Well I guess if you look at this forum it's a pretty good indicator....we have many posts about inappropriate peeing, whether due to urinary issues or behavior, about both male and female cats. But posts about neutered males engaging in actual spraying are few and far between. I would say it's a minor concern....it's possible, but not very likely. Inappropriate peeing from either sex is more of a concern than male spraying in my opinion.


----------



## OctoberinMaine (Sep 12, 2006)

I can speak for my one and only male cat, who hasn't sprayed or had any litterbox issues in the year we've had him -- and that's in spite of being in a house where a previous cat, a female, peed all over everything. If there was ever a house where a male might be tempted to spray, it would probably be ours.


----------



## Luvkitties (Jan 22, 2009)

I can tell you about my two male cats, but it's only my personnal experience! 

When I adopted my first cat, he was 3 months and a half and already neutered. He never sprayed and his urine doesn't smell strong.

My second cat was 8 months when I adopted him and he had been neutered at 7 months. He never sprayed even though we have another male cat but his urine smells really strong. But he only goes in his litter box so we just have to walk by quickly to escape the bad smell so it has never been a problem!  I really don't know if it's because he had been neutered late, I don't have many experiences with cats!


----------



## Heidi n Q (Nov 22, 2006)

As male kittens get older and reach sexual maturity, the testosterone increases in their body and I feel this is one of the causes of strong male urine odor.

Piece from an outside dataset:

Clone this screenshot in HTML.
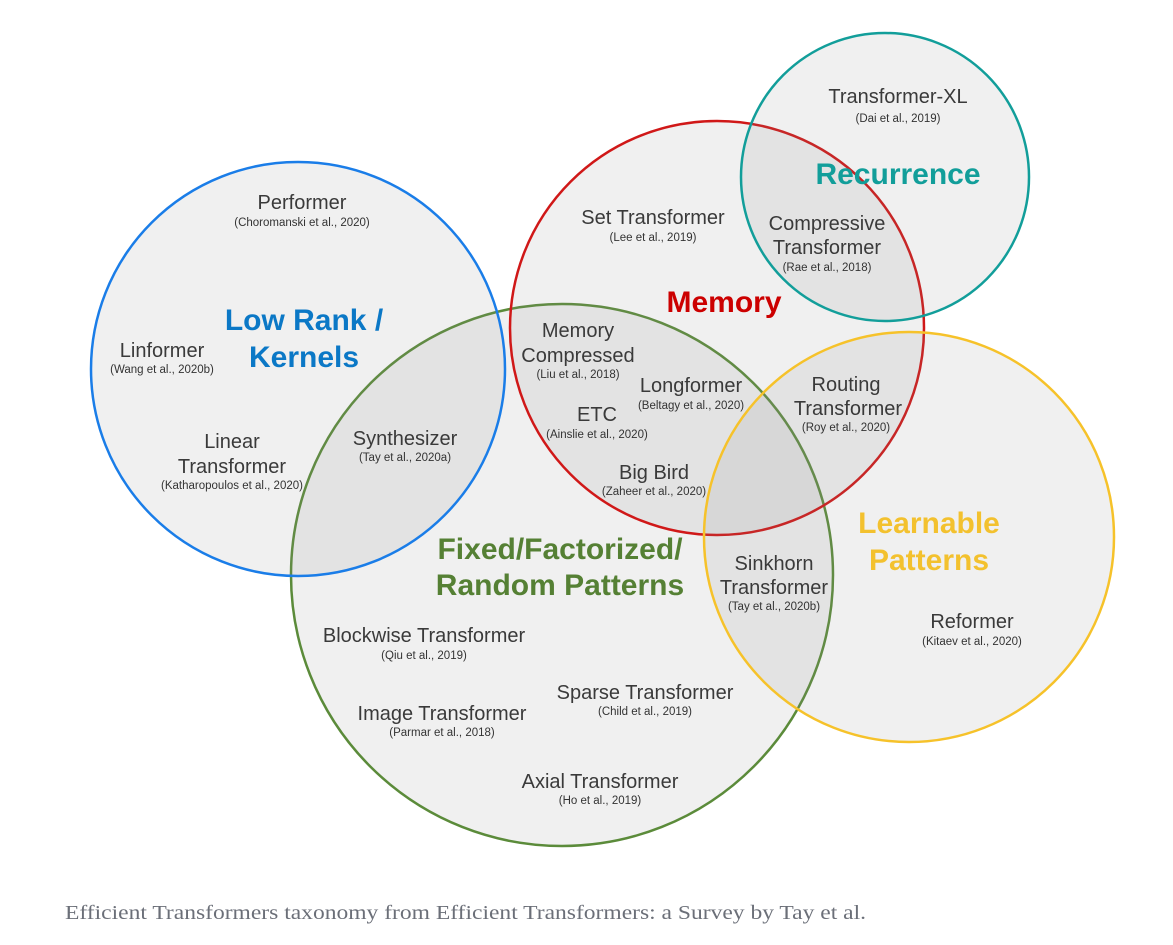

After you've had your male cat neutered, it takes a while for the large amounts of testosterone in their system to dissipate.
However, when I took in Floofy last year, he was about 10mo old and his urine odor was so strong....he was closed in the bathroom and it woke me out of a dead sleep and I had to get right up and scoop his litterbox to get that odor out of the house!
Luckily, he was being neutered the next day, and when he came home I noticed a definite decrease in his urine odor that gradually decreased over time as to be as unremarkable as our other kitties' urine.


----------